"It's not my business any more to speak or think about England," said Eriksson. "But of course I hope he keeps his job.
"I still think they have a chance of qualifying. It's important they do. This is one of the biggest football countries in the world. Everybody will be disappointed next summer if England aren't playing in Euro 2008.
"But expectations in England are through the roof, more so than in other countries. In one way it's dangerous, in another way it's good for football. A lot of fans and critics think that if you play certain teams it's going to be an easy game. It's not.
"I remember going to Albania with England. People thought it was easy, but it wasn't. You have to work and have a little bit of luck to win those games. I don't think England had that luck against Russia."
Eriksson has appeared a liberated figure this season, free from the shackles of the England job.
Privately he feels he was unfairly vilified for his "failure" to progress beyond the last eight of three successive major championships.
But Eriksson understands perhaps better than anybody the dangers of failing to qualify for summer tournaments.
"I wouldn't have had the England job as long as I did had I not taken them to the last World Cup," he said. "You can't sack 22 players.
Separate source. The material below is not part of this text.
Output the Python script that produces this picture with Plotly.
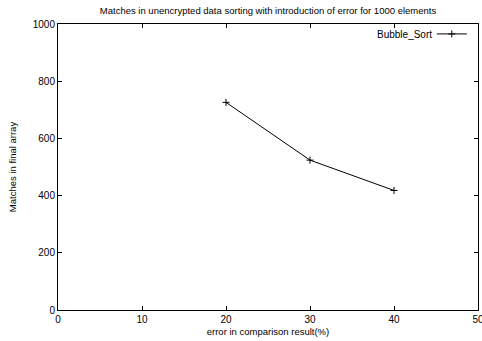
import plotly.graph_objects as go

error_pct = [20, 30, 40]
matches = [726, 524, 418]
series_name = "Bubble_Sort"
title_text = "Matches in unencrypted data sorting with introduction of error for 1000 elements"
x_title = "error in comparison result(%)"
y_title = "Matches in final array"
x_ticks = [0, 10, 20, 30, 40, 50]
y_ticks = [0, 200, 400, 600, 800, 1000]

FONT = "Liberation Sans, Arial, Helvetica, sans-serif"

fig = go.Figure()
fig.add_trace(go.Scatter(
    x=error_pct, y=matches, mode="lines+markers", name="",
    line=dict(color="black", width=1),
    marker=dict(symbol="cross-thin", size=5, line=dict(color="black", width=1), color="black"),
    showlegend=True,
))

fig.add_annotation(text=series_name, xref="paper", yref="paper", x=0.895, y=0.965,
                   xanchor="right", yanchor="middle", showarrow=False,
                   font=dict(family=FONT, size=10, color="black"))

axis_common = dict(showline=True, linecolor="black", linewidth=1, mirror="ticks",
                   ticks="inside", ticklen=4, tickcolor="black", tickwidth=1,
                   showgrid=False, zeroline=False, ticklabeloverflow="allow",
                   automargin=False,
                   tickfont=dict(family=FONT, size=10, color="black"))

fig.update_layout(
    width=482, height=341,
    margin=dict(l=58, r=4, t=24, b=31),
    paper_bgcolor="white", plot_bgcolor="white",
    title=dict(text=title_text, x=0.5, xref="paper", xanchor="center", y=0.97, yanchor="middle",
               font=dict(family=FONT, size=9.5, color="black")),
    xaxis=dict(range=[0, 50], tickvals=x_ticks,
               title=dict(text=x_title, font=dict(family=FONT, size=9.5, color="black"), standoff=4),
               **axis_common),
    yaxis=dict(range=[0, 1000], tickvals=y_ticks,
               title=dict(text=y_title, font=dict(family=FONT, size=9.5, color="black"), standoff=14),
               **axis_common),
    legend=dict(x=0.89, y=1.016, xanchor="left", yanchor="top", bgcolor="rgba(0,0,0,0)",
                font=dict(family=FONT, size=10), borderwidth=0),
)

fig.write_html("out.html", config={"displayModeBar": False},
               post_script="document.body.style.margin='0';document.body.style.overflow='hidden';")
And you can't sack the owner or the chairman of a club, so who is sitting there? The manager. It's nothing new. You just have to live with it.
"It looked good for a while against Russia as England played very well. But it's disappointing. I'm disappointed, just like everyone. But there are hopes they will still qualify and I hope they will.
"Steve is my friend. I worked with him for five-and-a-half years, so I feel sorry for him. I haven't spoken to him yet. But I will."